The GI Bill Loophole and Program Transparency

President Donald Trump signed an executive order that requires earnings data to be published for each program at every college. This move was applauded by Anthony Carnevale, founder and director of the Georgetown University Center on Education and the Workforce.

“The Trump order is one more step toward a widely supported movement to reorder higher education as we have known it,” Carnevale said in an Op-Ed published by Inside Higher Ed. “In a shift toward program-level outcomes, every college will be unbundled down to the program level—its identity, traditions and structure will become less important.

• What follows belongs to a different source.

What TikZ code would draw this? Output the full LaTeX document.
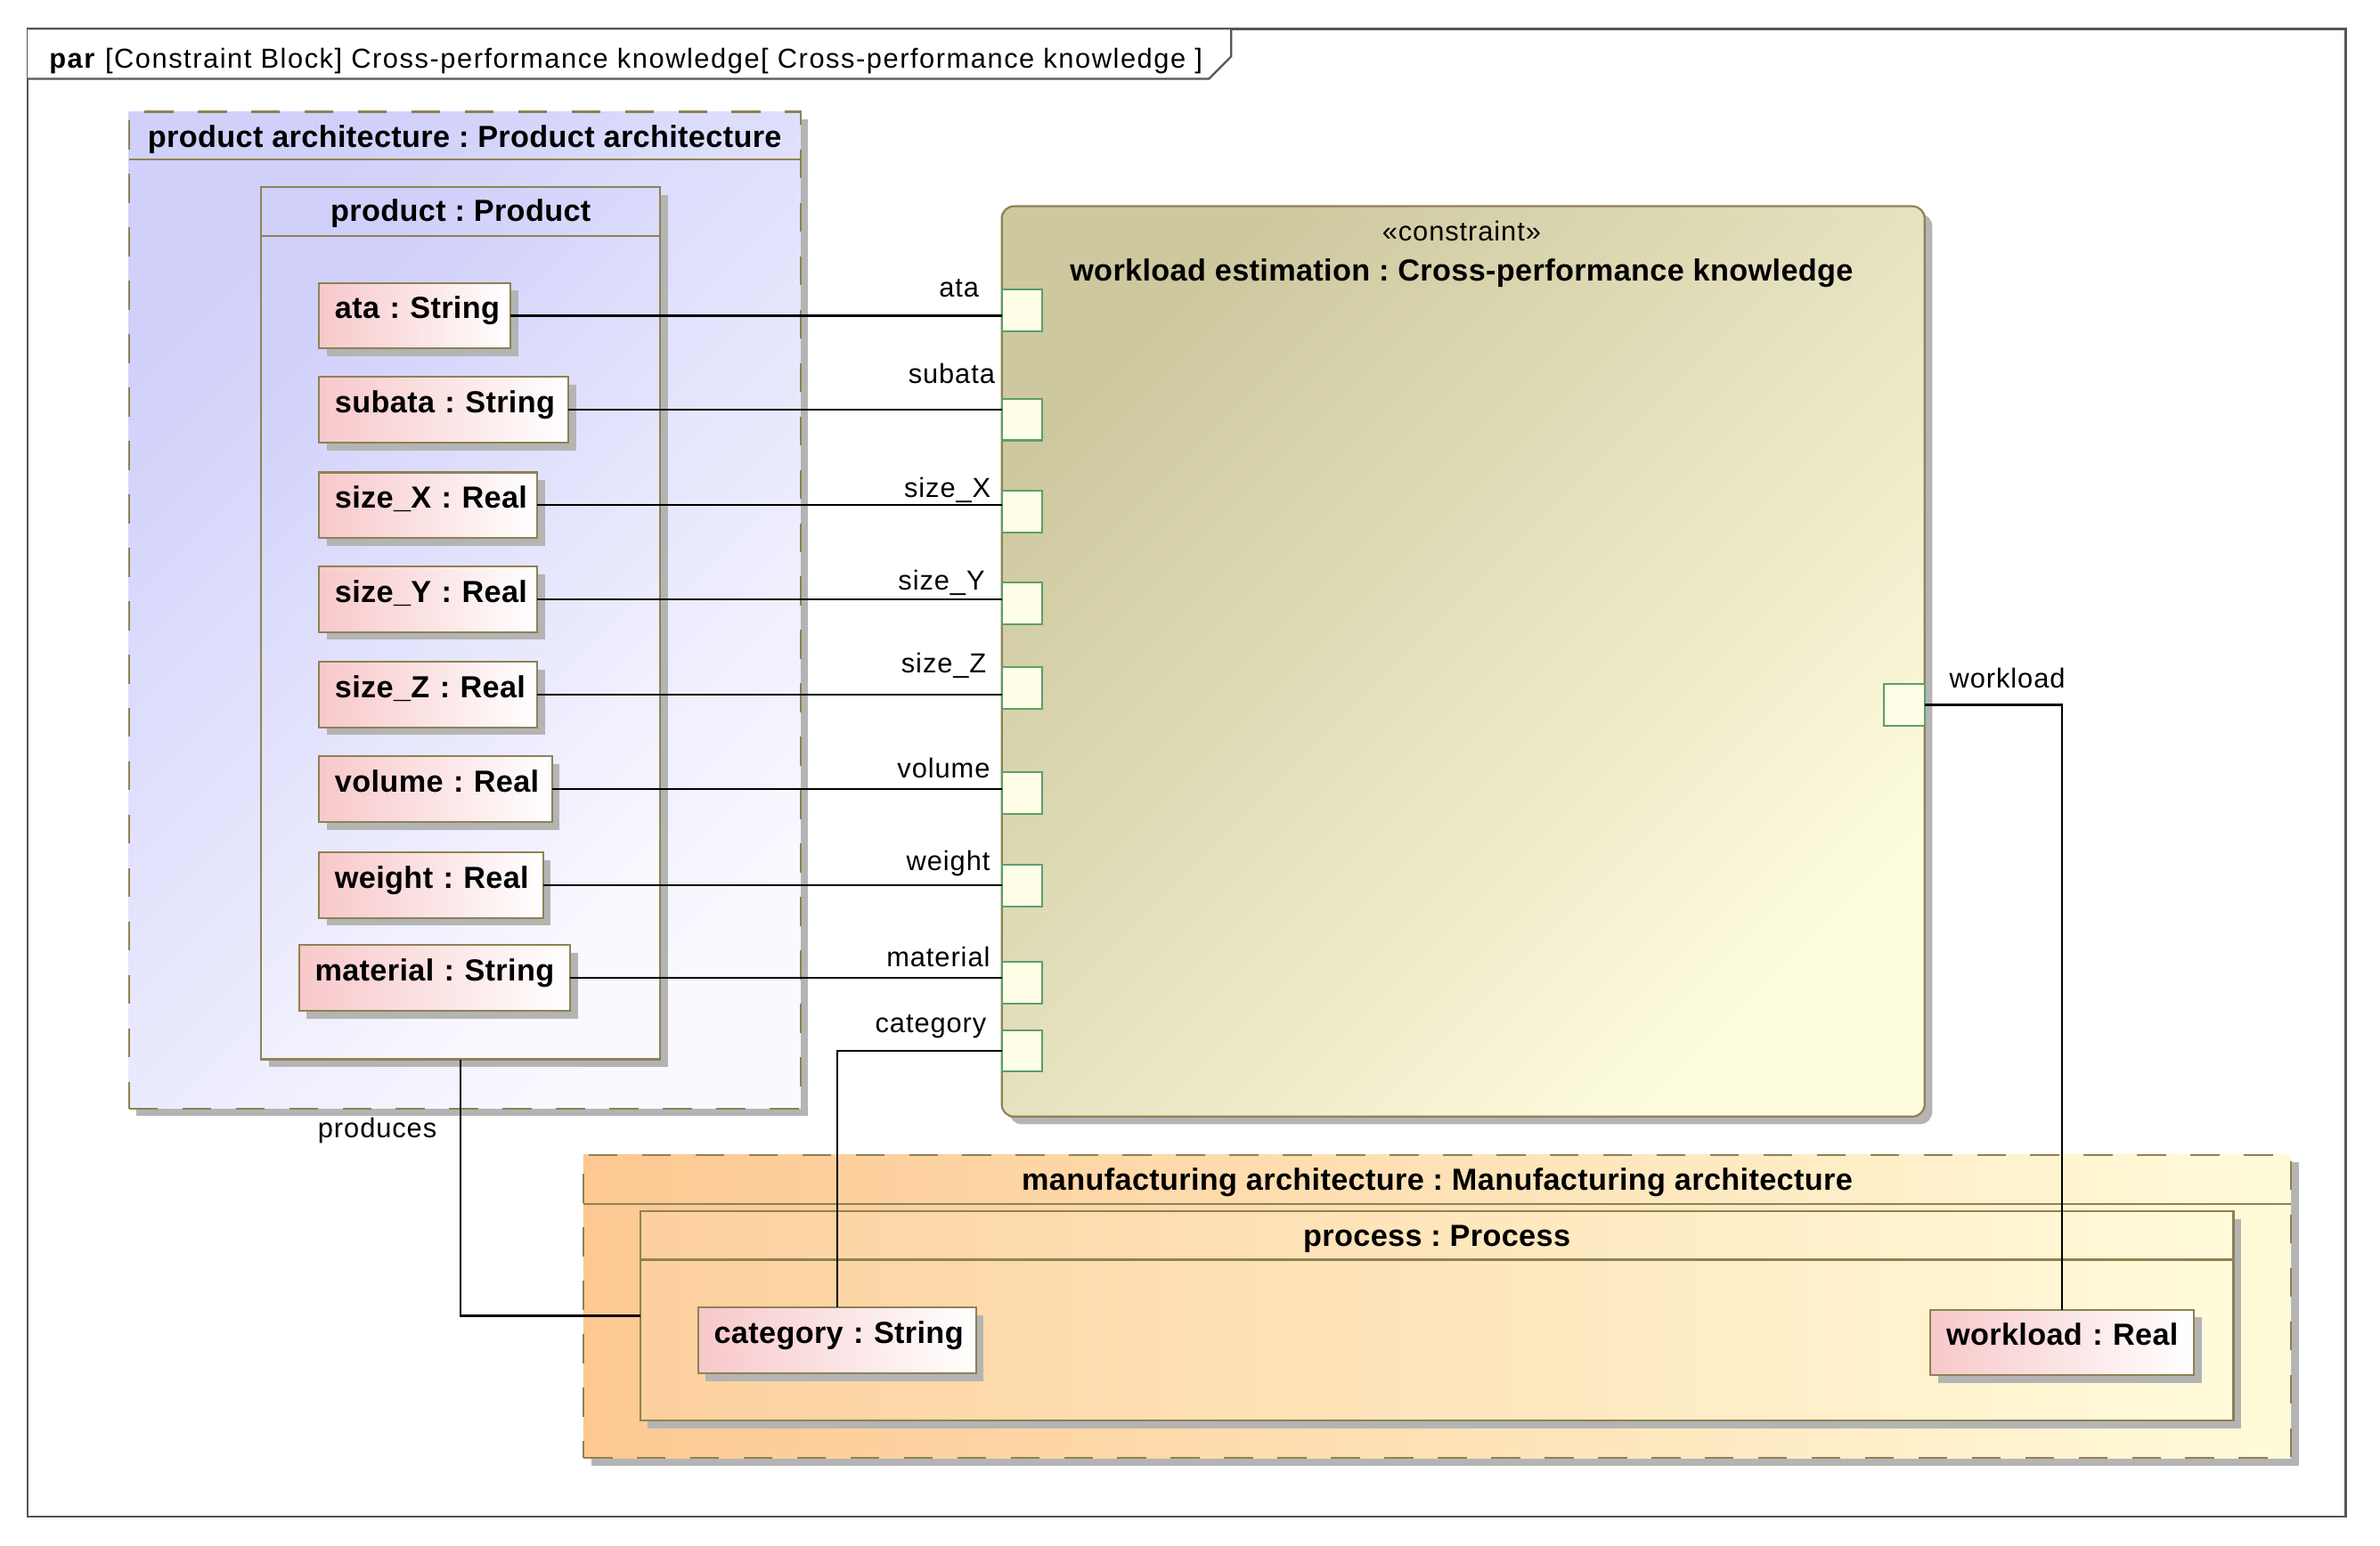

Instead, the outcomes of students in each particular major or field will be elevated in importance.”

Letter to Congress

In the meantime, 49 organizations—including the Student Veterans of American, Veterans Education Success, Veterans for Common Sense and the Vietnam Veterans of America—urged Congress in a Jan. 9 letter to close the 90/10 loophole and ensure three other existing core protections are strengthened when it considers the reauthorization of the Higher Education Act (HEA).

“Any HEA bill must maintain the existing protections of the 90-10 rule and should restore the 85-15 threshold while closing the Department of Defense/Veterans Affairs loophole,” the letter stated.